Pesée, choix des programmes, organisation des textiles par usages et tri par client (établissement hospitalier, cuisine centrale…) : cela fait 17 ans qu’il travaille à l’Ésat et il ne se verrait pas ailleurs, tant l’aménagement du poste et les compétences qu’il a acquises ici lui conviennent : « Je dirige beaucoup, assure-t-il, parce que je suis un ancien ! ». Un bien-être ressenti aussi côté encadrant : Denis Bidault, éducateur technique spécialisé a choisi pour sa reconversion le travail en milieu protégé après une carrière en industrie ; il apprécie ici l’accompagnement et la bienveillance, ainsi que l’adaptation des postes aux besoins des travailleurs.

La BFC engagée

La région Bourgogne Franche-Comté affiche des indicateurs plutôt meilleurs que la moyenne nationale quant à l’inclusion des personnes en situation de handicap, avec un taux de 3,9% de travailleurs porteurs de handicap (contre 3,5% au niveau national) employés dans les entreprises assujetties, indique Anne Marie Segaud, déléguée régionale Agefiph (Association de gestion du fonds pour l’insertion des personnes handicapées).

Les entreprises y ont d’ailleurs tout intérêt.

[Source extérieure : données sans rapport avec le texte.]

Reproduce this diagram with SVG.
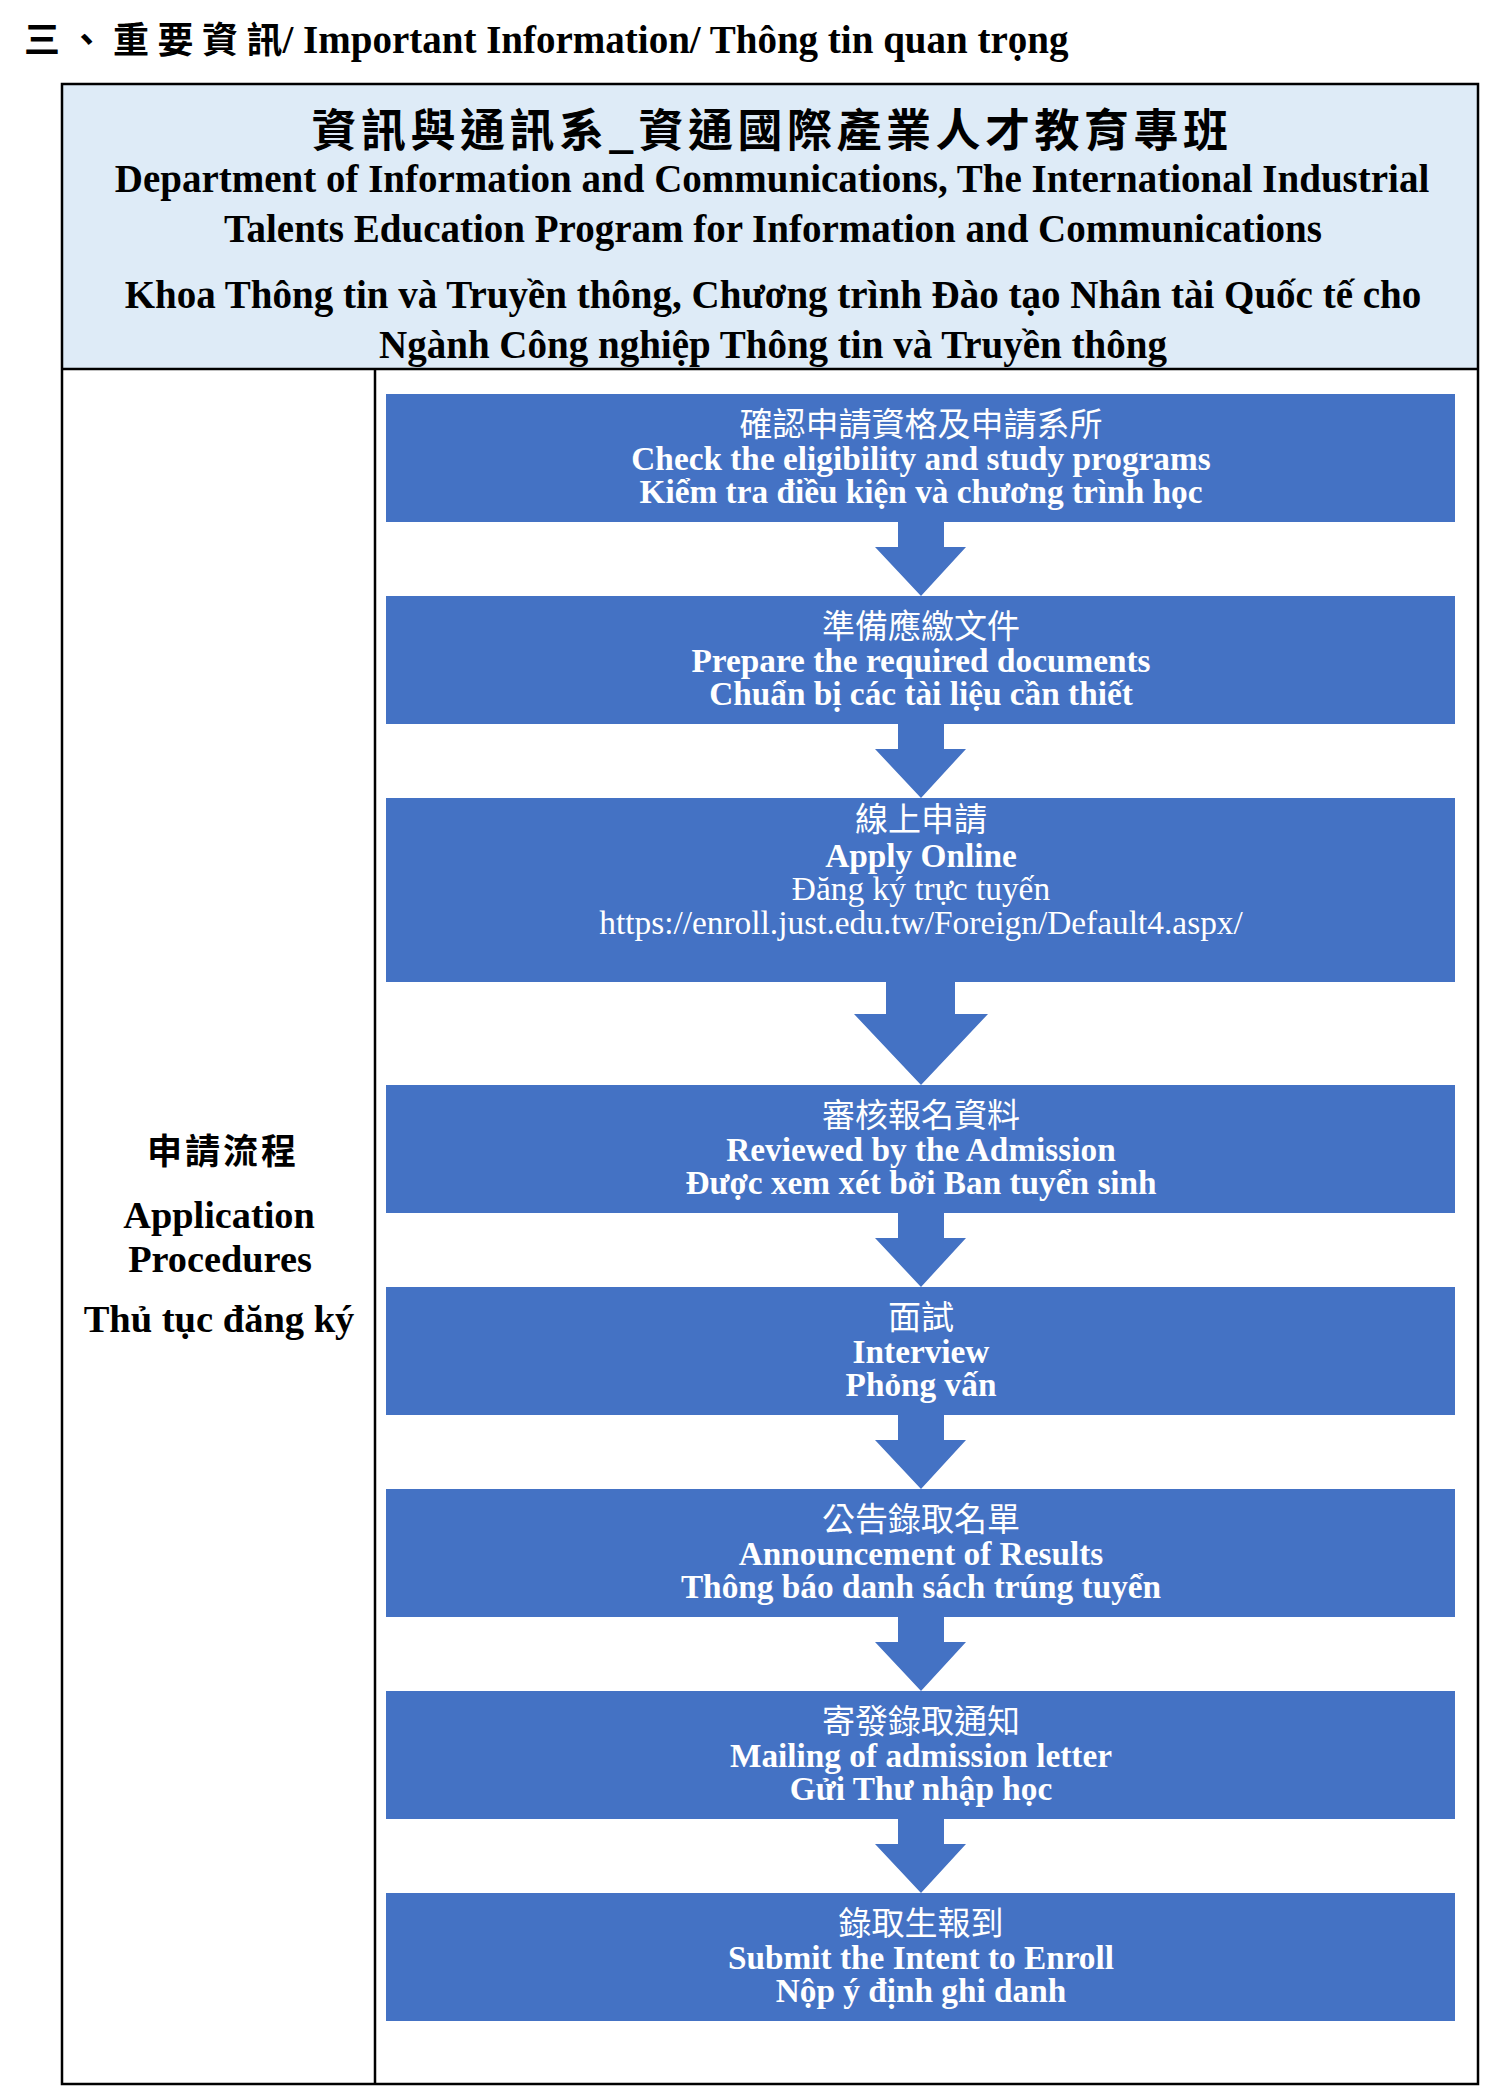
<svg xmlns="http://www.w3.org/2000/svg" width="1492" height="2091" viewBox="0 0 1492 2091">
<style>
.bg{fill:#ffffff}
.hdr{fill:#DEEBF7}
.line{stroke:#000;stroke-width:2.5;fill:none}
.box{fill:#4472C4}
.arrow{fill:#4472C4}
.t{font-family:"Liberation Serif","Noto Sans CJK TC",serif;font-weight:bold;fill:#000}
.cjkb{font-family:"Noto Sans CJK TC","Liberation Serif",sans-serif;font-weight:bold;fill:#000}
.w{font-family:"Liberation Serif","Noto Sans CJK TC",serif;font-weight:bold;fill:#fff;font-size:33.3px;text-anchor:middle}
.wr{font-family:"Liberation Serif","Noto Sans CJK TC",serif;font-weight:normal;fill:#fff;font-size:33.4px;text-anchor:middle}
.wc{font-family:"Noto Sans CJK TC",sans-serif;font-weight:normal;fill:#fff;font-size:33px;text-anchor:middle}
.c{text-anchor:middle}
</style>
<rect class="bg" x="0" y="0" width="1492" height="2091"/>
<g id="title">
<text class="t" x="24" y="53" font-size="39"><tspan class="cjkb" font-size="36" letter-spacing="8.5">三、重要資訊</tspan><tspan dx="-8.5">/ Important Information/ Thông tin quan trọng</tspan></text>
</g>
<g id="table">
<rect class="hdr" x="62" y="84" width="1416" height="285"/>
<rect class="line" x="62" y="84" width="1416" height="2000"/>
<line class="line" x1="62" y1="369" x2="1478" y2="369"/>
<line class="line" x1="375" y1="369" x2="375" y2="2084"/>
</g>
<g id="header">
<text class="cjkb c" x="772" y="147" font-size="45" letter-spacing="4.5">資訊與通訊系_資通國際產業人才教育專班</text>
<text class="t c" x="772" y="192" font-size="39">Department of Information and Communications, The International Industrial</text>
<text class="t c" x="773" y="242" font-size="39">Talents Education Program for Information and Communications</text>
<text class="t c" x="773" y="308" font-size="39">Khoa Thông tin và Truyền thông, Chương trình Đào tạo Nhân tài Quốc tế cho</text>
<text class="t c" x="773" y="358" font-size="39">Ngành Công nghiệp Thông tin và Truyền thông</text>
</g>
<g id="side-label">
<text class="cjkb c" x="223" y="1164" font-size="35" letter-spacing="3">申請流程</text>
<text class="t c" x="219" y="1228" font-size="38.3">Application</text>
<text class="t c" x="220" y="1272" font-size="38.3">Procedures</text>
<text class="t c" x="219" y="1332" font-size="38.5">Thủ tục đăng ký</text>
</g>
<g id="connectors">
<polygon class="arrow" points="898,521 944,521 944,547 966,547 921,596 875,547 898,547"/>
<polygon class="arrow" points="898,723 944,723 944,749 966,749 921,798 875,749 898,749"/>
<polygon class="arrow" points="886,981 955,981 955,1014 988,1014 921,1085 854,1014 886,1014"/>
<polygon class="arrow" points="898,1212 944,1212 944,1238 966,1238 921,1287 875,1238 898,1238"/>
<polygon class="arrow" points="898,1414 944,1414 944,1440 966,1440 921,1489 875,1440 898,1440"/>
<polygon class="arrow" points="898,1616 944,1616 944,1642 966,1642 921,1691 875,1642 898,1642"/>
<polygon class="arrow" points="898,1818 944,1818 944,1844 966,1844 921,1893 875,1844 898,1844"/>
</g>
<g id="step1">
<rect class="box" x="386" y="394" width="1069" height="128"/>
<text class="wc" x="921" y="436">確認申請資格及申請系所</text>
<text class="w" x="921" y="470">Check the eligibility and study programs</text>
<text class="w" x="921" y="503">Kiểm tra điều kiện và chương trình học</text>
</g>
<g id="step2">
<rect class="box" x="386" y="596" width="1069" height="128"/>
<text class="wc" x="921" y="638">準備應繳文件</text>
<text class="w" x="921" y="672">Prepare the required documents</text>
<text class="w" x="921" y="705">Chuẩn bị các tài liệu cần thiết</text>
</g>
<g id="step3">
<rect class="box" x="386" y="798" width="1069" height="184"/>
<text class="wc" x="921" y="831">線上申請</text>
<text class="w" x="921" y="867">Apply Online</text>
<text class="wr" x="921" y="900">Đăng ký trực tuyến</text>
<text class="wr" x="921" y="934">https://enroll.just.edu.tw/Foreign/Default4.aspx/</text>
</g>
<g id="step4">
<rect class="box" x="386" y="1085" width="1069" height="128"/>
<text class="wc" x="921" y="1127">審核報名資料</text>
<text class="w" x="921" y="1161">Reviewed by the Admission</text>
<text class="w" x="921" y="1194">Được xem xét bởi Ban tuyển sinh</text>
</g>
<g id="step5">
<rect class="box" x="386" y="1287" width="1069" height="128"/>
<text class="wc" x="921" y="1329">面試</text>
<text class="w" x="921" y="1363">Interview</text>
<text class="w" x="921" y="1396">Phỏng vấn</text>
</g>
<g id="step6">
<rect class="box" x="386" y="1489" width="1069" height="128"/>
<text class="wc" x="921" y="1531">公告錄取名單</text>
<text class="w" x="921" y="1565">Announcement of Results</text>
<text class="w" x="921" y="1598">Thông báo danh sách trúng tuyển</text>
</g>
<g id="step7">
<rect class="box" x="386" y="1691" width="1069" height="128"/>
<text class="wc" x="921" y="1733">寄發錄取通知</text>
<text class="w" x="921" y="1767">Mailing of admission letter</text>
<text class="w" x="921" y="1800">Gửi Thư nhập học</text>
</g>
<g id="step8">
<rect class="box" x="386" y="1893" width="1069" height="128"/>
<text class="wc" x="921" y="1935">錄取生報到</text>
<text class="w" x="921" y="1969">Submit the Intent to Enroll</text>
<text class="w" x="921" y="2002">Nộp ý định ghi danh</text>
</g>
</svg>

D’abord, pour satisfaire à leurs obligations légales : les entreprises privées et les établissements publics industriels et commerciaux de 20 salariés et plus ont en effet l’obligation d’employer des travailleurs en situation de handicap à hauteur de 6 % de leur effectif, au risque de devoir payer une pénalité, appelée contribution financière au titre de l’obligation d’emploi des travailleurs handicapés ; elles bénéficient d’ailleurs d’aides pour embaucher, mais aussi pour adapter les postes.

Depuis la loi du 22 mai 2019, le code du travail impose aussi « un référent chargé d’orienter, d’informer et d’accompagner les personnes en situation de handicap ». Ensuite, parce qu’employer des personnes en situation de handicap est bon pour la politique RSE et la « marque employeur » de l’entreprise. Enfin, parce qu’ouvrir ses recrutements à ce public est bénéfique pour l’entreprise, comme l’affirme Armelle Léon, la récemment nommée directrice de la direction départementale de l’emploi, du travail et des solidarités de la Côte-d’Or : « ce sont des salariés impliqués, assidus et qui s’inscrivent sur le long terme dans leur emploi ».

À l’heure où de nombreux secteurs sont en tension et que bon nombre de chefs d’entreprise se plaignent de la relation au travail des nouvelles générations, ce type de compétences n’est pas à négliger… Pourtant, il faut rester vigilant : « En temps de crise, les personnes en situation de handicap souffrent plus que les autres demandeurs d’emploi », rappelle aussi Armelle Léon.

Un secteur concurrentiel

Reste que le travail protégé est un secteur économique soumis à la concurrence, au même titre que ceux du milieu ordinaire. Le coût des prestations est scruté par les clients, qui sont également intransigeants sur la qualité de celles-ci. Côté travailleurs, les indemnités qui leur sont versées au titre de leur contrat d’accompagnement par le travail sont financées en partie (85%) par l’État, le reste par l’Esat : cela implique pour ce dernier de générer du chiffre d’affaires pour fonctionner, le reste de son budget de fonctionnement étant abondé par les dotations sociales versées par les ARS dans le cadre de l’objectif national de dépenses d’assurance maladie médico-social – notamment pour financer les personnels sociaux d’accompagnement – et sur un complément de subvention de l’État couvrant le déficit résiduel.

Pour accroître leur chiffre d’affaires (6,5 M€ en 2023 pour les Esat dirigés par Olivier Vannieuwenhuyse qui accueillent 425 travailleurs et 120 salariés dans les fonctions direction, administration, logistique…), les établissements et service d’aide par le travail sont, comme les autres, contraints à la recherche de nouveaux clients quand leurs postes (leur nombre est limité par agrément) sont plutôt rapidement pourvus.